Thames Water customers with smart meters have dramatically cut their consumption, with the majority already using less water than the industry-wide reduction target set for 30 years time.

Of its 925,000 customers with a smart meter, 80% are now using less than the 2050 per capita consumption (PCC) target of 110 litres of water. That is dramatically lower than the current annual consumption average of 148 litres in the Thames region.

Cathryn Ross, strategy and external affairs director at Thames, said smart meters were essential to lowering consumption further.

“That data is showing us that 80% of those properties [with smart meters] are already consuming less than 110 litres per person, per day,” Ross said at a Westminster Forum event. “It’s the 20% that are massive water users, which is where we need to target interventions with nudges for timely actionable behaviour personalised, in the moment and practical.”

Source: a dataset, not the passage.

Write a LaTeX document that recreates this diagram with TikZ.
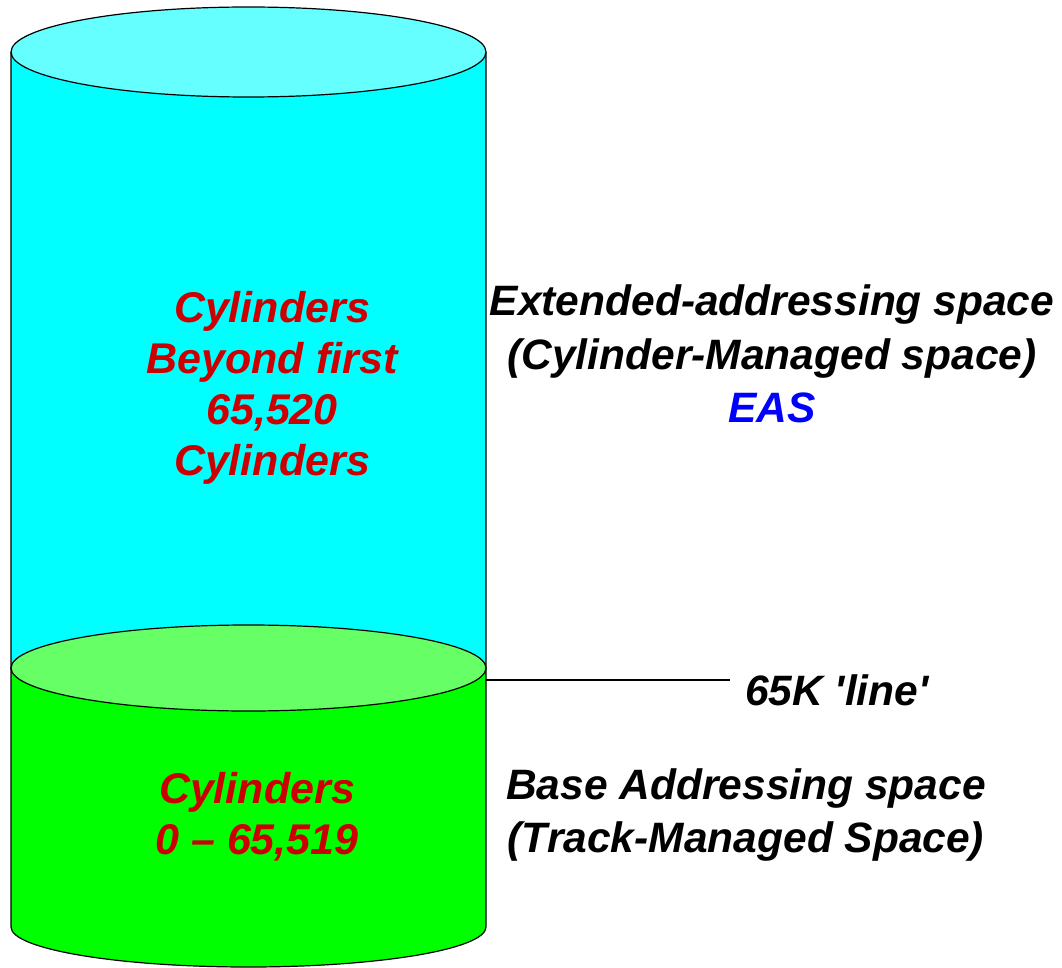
\documentclass[tikz,border=0pt]{standalone}
\usepackage{fontspec}
\setmainfont{Liberation Sans}
\usetikzlibrary{positioning}

\definecolor{cyantop}{HTML}{66FFFF}
\definecolor{cyanbody}{HTML}{00FFFF}
\definecolor{greentop}{HTML}{66FF66}
\definecolor{greenbody}{HTML}{00FF00}
\definecolor{cylred}{HTML}{CC0000}
\definecolor{easblue}{HTML}{0000FF}

\begin{document}
\begin{tikzpicture}[
    x=1pt, y=-1pt,
    edge/.style={draw=black, line width=1.2pt},
    redtxt/.style={font=\fontsize{43}{51}\selectfont\bfseries\itshape,
                   text=cylred, align=center, inner sep=0pt},
    sidetxt/.style={font=\fontsize{42.5}{53.5}\selectfont\bfseries\itshape,
                    text=black, align=center, inner sep=0pt},
]
\useasboundingbox (0,0) rectangle (1062,968);

% upper cylinder (EAS)
\path[edge, fill=cyanbody] (11,52) -- (11,668)
  arc[start angle=180, end angle=0, x radius=237.5, y radius=43] -- (486,52);
\draw[edge, fill=cyantop] (248.5,52) ellipse[x radius=237.5, y radius=45];

% lower cylinder (base space)
\path[edge, fill=greenbody] (11,668) -- (11,927)
  arc[start angle=180, end angle=0, x radius=237.5, y radius=40] -- (486,668);
\draw[edge, fill=greentop] (248.5,668) ellipse[x radius=237.5, y radius=43];

% texts inside
\node[redtxt] (upper) at (272,388)
  {Cylinders\\Beyond first\\65,520\\Cylinders};
\node[redtxt] (lower) at (257,817) {Cylinders\\0 -- 65,519};

% texts on the right
\node[sidetxt] (eas) at (772,354)
  {Extended-addressing space\\(Cylinder-Managed space)\\\textcolor{easblue}{EAS}};
\node[sidetxt] (base) at (746,815)
  {Base Addressing space\\(Track-Managed Space)};

% 65K line
\coordinate (rim) at (486,680);
\node[sidetxt, anchor=west] (line65) at (745,690)
  {65K \textquotesingle line\textquotesingle};
\draw[edge] (rim) -- (rim -| 730,0);

\end{tikzpicture}
\end{document}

Thames Water’s smart metering rollout is on-track to reach 70% of properties by the end of the current asset management period (AMP7) with engaged users already lowering consumption significantly, the company has said.

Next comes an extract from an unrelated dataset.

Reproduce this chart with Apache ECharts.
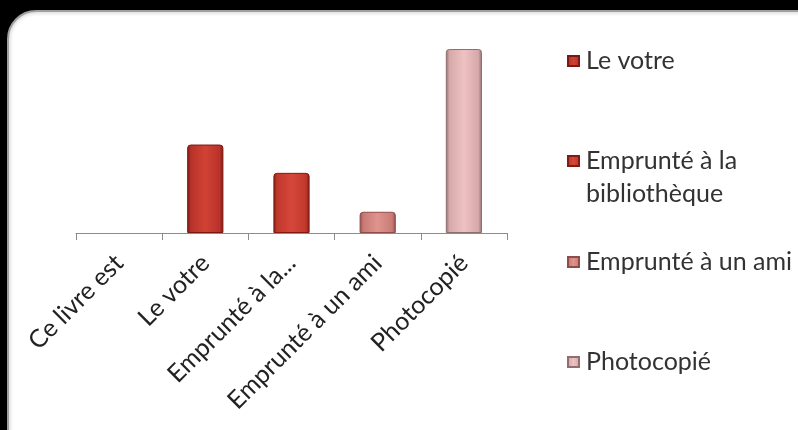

Ross advocated for a national smart meter rollout programme to ensure the metering targets set out in company business plans was achievable with support from the supply chain.

The company anticipates needing an additional 150 megalitres daily by 2050, so managing demand is key to its planning alongside leakage reduction.

“We lose about 24% of the water that we put into supply through leakage,” Ross said. “There’s absolutely no doubt that that is that is too much.”

One-third of this is through customer side bursts, which can be more quickly identified with accurate metering data; one-third from holes in the company’s pipes, and one-third as “unmeasured consumption”, which again metering would aid to identify.

“We absolutely need to raise our game on leaks in our pipes,” Ross said and explained investment into detection technology was helping find the 95% of those bursts that do not reach the surface. She explained the company had upped the number of technicians tackling leaks to more than 500, finding an repairing a burst every seven and a half minutes.

“We know it’s not enough, and with leakage you have to run to standstill because as we’re getting more extreme weather events that’s impacting the ground.”

Old pipes are more likely to pull apart, crack and leak in a drought or freeze-thaw event. “This will be going into our PR24 plan to do more trunk and distribution mains replacements. So that’s something that we’ll be factoring into to the next charging period.”

Jonathan Chappell senior policy adviser on water at the National Infrastructure Commission echoed the need to maintain progress on repairing leaks as, reputationally, if water companies aren’t seen to be acting public trust and willingness to act around demand management will be lower.

He noted the pressures of climate change will increase the costs of maintaining or improving services.

Leakage should be a priority within the upcoming price review for 2025-30, the NIC said as Chappell urged companies to plan for maintaining reduction progress beyond the “low hanging fruit”.

He praised recent progress on improving the rate of losses to leakage. Over the past five years there has been 11% drop in leakage, with 4% improvement in the past year.